## TASK OBJECTIVE
Copy each line of the data below exactly, leaving out pictures.

## GIVEN DATA
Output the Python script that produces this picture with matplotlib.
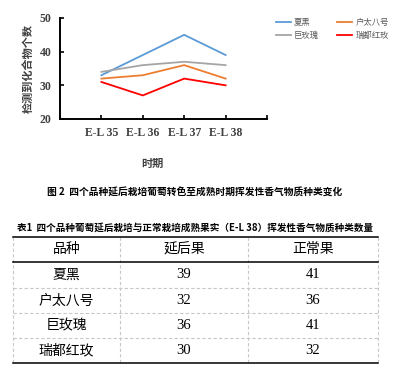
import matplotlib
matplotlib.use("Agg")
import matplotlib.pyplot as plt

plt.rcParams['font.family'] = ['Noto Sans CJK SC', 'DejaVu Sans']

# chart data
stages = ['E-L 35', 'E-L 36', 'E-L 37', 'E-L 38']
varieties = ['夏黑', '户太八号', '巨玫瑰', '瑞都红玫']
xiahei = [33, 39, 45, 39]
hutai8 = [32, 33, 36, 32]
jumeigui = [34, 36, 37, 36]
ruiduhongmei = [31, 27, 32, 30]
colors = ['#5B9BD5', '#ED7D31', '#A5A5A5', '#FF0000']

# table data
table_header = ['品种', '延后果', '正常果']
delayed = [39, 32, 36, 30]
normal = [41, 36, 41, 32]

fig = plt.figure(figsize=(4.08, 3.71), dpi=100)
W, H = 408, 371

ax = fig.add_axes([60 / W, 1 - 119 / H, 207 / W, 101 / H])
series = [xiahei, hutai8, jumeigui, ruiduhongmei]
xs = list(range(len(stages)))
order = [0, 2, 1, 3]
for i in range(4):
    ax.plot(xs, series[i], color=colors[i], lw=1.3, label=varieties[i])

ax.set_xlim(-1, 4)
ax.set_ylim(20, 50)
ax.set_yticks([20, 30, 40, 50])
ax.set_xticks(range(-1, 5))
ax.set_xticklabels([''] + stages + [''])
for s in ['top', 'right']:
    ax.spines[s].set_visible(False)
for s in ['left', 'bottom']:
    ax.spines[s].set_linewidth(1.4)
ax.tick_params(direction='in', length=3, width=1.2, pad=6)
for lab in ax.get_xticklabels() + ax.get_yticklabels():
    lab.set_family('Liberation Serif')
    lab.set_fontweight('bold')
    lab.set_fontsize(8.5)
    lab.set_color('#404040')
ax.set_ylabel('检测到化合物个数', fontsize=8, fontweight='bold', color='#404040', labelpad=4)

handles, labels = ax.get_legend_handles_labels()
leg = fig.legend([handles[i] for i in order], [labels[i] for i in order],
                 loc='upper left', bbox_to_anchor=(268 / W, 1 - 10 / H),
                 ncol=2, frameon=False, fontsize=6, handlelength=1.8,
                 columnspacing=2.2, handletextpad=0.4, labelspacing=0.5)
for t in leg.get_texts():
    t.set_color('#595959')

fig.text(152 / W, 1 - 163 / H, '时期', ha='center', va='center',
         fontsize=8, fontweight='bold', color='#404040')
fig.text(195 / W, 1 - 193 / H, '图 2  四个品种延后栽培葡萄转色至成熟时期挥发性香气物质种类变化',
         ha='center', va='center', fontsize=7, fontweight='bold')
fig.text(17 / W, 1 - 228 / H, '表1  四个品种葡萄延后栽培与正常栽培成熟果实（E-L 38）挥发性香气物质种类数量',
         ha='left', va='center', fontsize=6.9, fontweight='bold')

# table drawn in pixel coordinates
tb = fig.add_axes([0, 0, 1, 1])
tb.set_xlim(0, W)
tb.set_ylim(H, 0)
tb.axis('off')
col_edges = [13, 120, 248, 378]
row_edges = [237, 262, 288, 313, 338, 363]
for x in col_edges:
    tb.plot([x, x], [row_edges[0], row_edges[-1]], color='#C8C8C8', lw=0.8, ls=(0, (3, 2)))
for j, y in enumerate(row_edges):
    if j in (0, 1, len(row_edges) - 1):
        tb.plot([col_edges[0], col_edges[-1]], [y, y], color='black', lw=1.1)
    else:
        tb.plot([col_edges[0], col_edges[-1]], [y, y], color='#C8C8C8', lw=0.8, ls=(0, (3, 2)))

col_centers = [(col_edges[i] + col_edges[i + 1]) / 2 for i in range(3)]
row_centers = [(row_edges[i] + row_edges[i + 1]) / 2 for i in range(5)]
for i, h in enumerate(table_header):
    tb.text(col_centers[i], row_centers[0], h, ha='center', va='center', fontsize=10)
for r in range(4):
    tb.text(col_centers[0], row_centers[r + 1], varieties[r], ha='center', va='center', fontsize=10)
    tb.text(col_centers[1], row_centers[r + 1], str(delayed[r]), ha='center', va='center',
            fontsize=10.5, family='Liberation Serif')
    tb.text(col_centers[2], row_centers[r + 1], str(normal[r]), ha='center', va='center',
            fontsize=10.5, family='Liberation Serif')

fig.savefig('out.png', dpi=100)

## CORRECT ANSWER
Output the Python script that produces this picture with matplotlib.
import matplotlib
matplotlib.use("Agg")
import matplotlib.pyplot as plt

plt.rcParams['font.family'] = ['Noto Sans CJK SC', 'DejaVu Sans']

# chart data
stages = ['E-L 35', 'E-L 36', 'E-L 37', 'E-L 38']
varieties = ['夏黑', '户太八号', '巨玫瑰', '瑞都红玫']
xiahei = [33, 39, 45, 39]
hutai8 = [32, 33, 36, 32]
jumeigui = [34, 36, 37, 36]
ruiduhongmei = [31, 27, 32, 30]
colors = ['#5B9BD5', '#ED7D31', '#A5A5A5', '#FF0000']

# table data
table_header = ['品种', '延后果', '正常果']
delayed = [39, 32, 36, 30]
normal = [41, 36, 41, 32]

fig = plt.figure(figsize=(4.08, 3.71), dpi=100)
W, H = 408, 371

ax = fig.add_axes([60 / W, 1 - 119 / H, 207 / W, 101 / H])
series = [xiahei, hutai8, jumeigui, ruiduhongmei]
xs = list(range(len(stages)))
order = [0, 2, 1, 3]
for i in range(4):
    ax.plot(xs, series[i], color=colors[i], lw=1.3, label=varieties[i])

ax.set_xlim(-1, 4)
ax.set_ylim(20, 50)
ax.set_yticks([20, 30, 40, 50])
ax.set_xticks(range(-1, 5))
ax.set_xticklabels([''] + stages + [''])
for s in ['top', 'right']:
    ax.spines[s].set_visible(False)
for s in ['left', 'bottom']:
    ax.spines[s].set_linewidth(1.4)
ax.tick_params(direction='in', length=3, width=1.2, pad=6)
for lab in ax.get_xticklabels() + ax.get_yticklabels():
    lab.set_family('Liberation Serif')
    lab.set_fontweight('bold')
    lab.set_fontsize(8.5)
    lab.set_color('#404040')
ax.set_ylabel('检测到化合物个数', fontsize=8, fontweight='bold', color='#404040', labelpad=4)

handles, labels = ax.get_legend_handles_labels()
leg = fig.legend([handles[i] for i in order], [labels[i] for i in order],
                 loc='upper left', bbox_to_anchor=(268 / W, 1 - 10 / H),
                 ncol=2, frameon=False, fontsize=6, handlelength=1.8,
                 columnspacing=2.2, handletextpad=0.4, labelspacing=0.5)
for t in leg.get_texts():
    t.set_color('#595959')

fig.text(152 / W, 1 - 163 / H, '时期', ha='center', va='center',
         fontsize=8, fontweight='bold', color='#404040')
fig.text(195 / W, 1 - 193 / H, '图 2  四个品种延后栽培葡萄转色至成熟时期挥发性香气物质种类变化',
         ha='center', va='center', fontsize=7, fontweight='bold')
fig.text(17 / W, 1 - 228 / H, '表1  四个品种葡萄延后栽培与正常栽培成熟果实（E-L 38）挥发性香气物质种类数量',
         ha='left', va='center', fontsize=6.9, fontweight='bold')

# table drawn in pixel coordinates
tb = fig.add_axes([0, 0, 1, 1])
tb.set_xlim(0, W)
tb.set_ylim(H, 0)
tb.axis('off')
col_edges = [13, 120, 248, 378]
row_edges = [237, 262, 288, 313, 338, 363]
for x in col_edges:
    tb.plot([x, x], [row_edges[0], row_edges[-1]], color='#C8C8C8', lw=0.8, ls=(0, (3, 2)))
for j, y in enumerate(row_edges):
    if j in (0, 1, len(row_edges) - 1):
        tb.plot([col_edges[0], col_edges[-1]], [y, y], color='black', lw=1.1)
    else:
        tb.plot([col_edges[0], col_edges[-1]], [y, y], color='#C8C8C8', lw=0.8, ls=(0, (3, 2)))

col_centers = [(col_edges[i] + col_edges[i + 1]) / 2 for i in range(3)]
row_centers = [(row_edges[i] + row_edges[i + 1]) / 2 for i in range(5)]
for i, h in enumerate(table_header):
    tb.text(col_centers[i], row_centers[0], h, ha='center', va='center', fontsize=10)
for r in range(4):
    tb.text(col_centers[0], row_centers[r + 1], varieties[r], ha='center', va='center', fontsize=10)
    tb.text(col_centers[1], row_centers[r + 1], str(delayed[r]), ha='center', va='center',
            fontsize=10.5, family='Liberation Serif')
    tb.text(col_centers[2], row_centers[r + 1], str(normal[r]), ha='center', va='center',
            fontsize=10.5, family='Liberation Serif')

fig.savefig('out.png', dpi=100)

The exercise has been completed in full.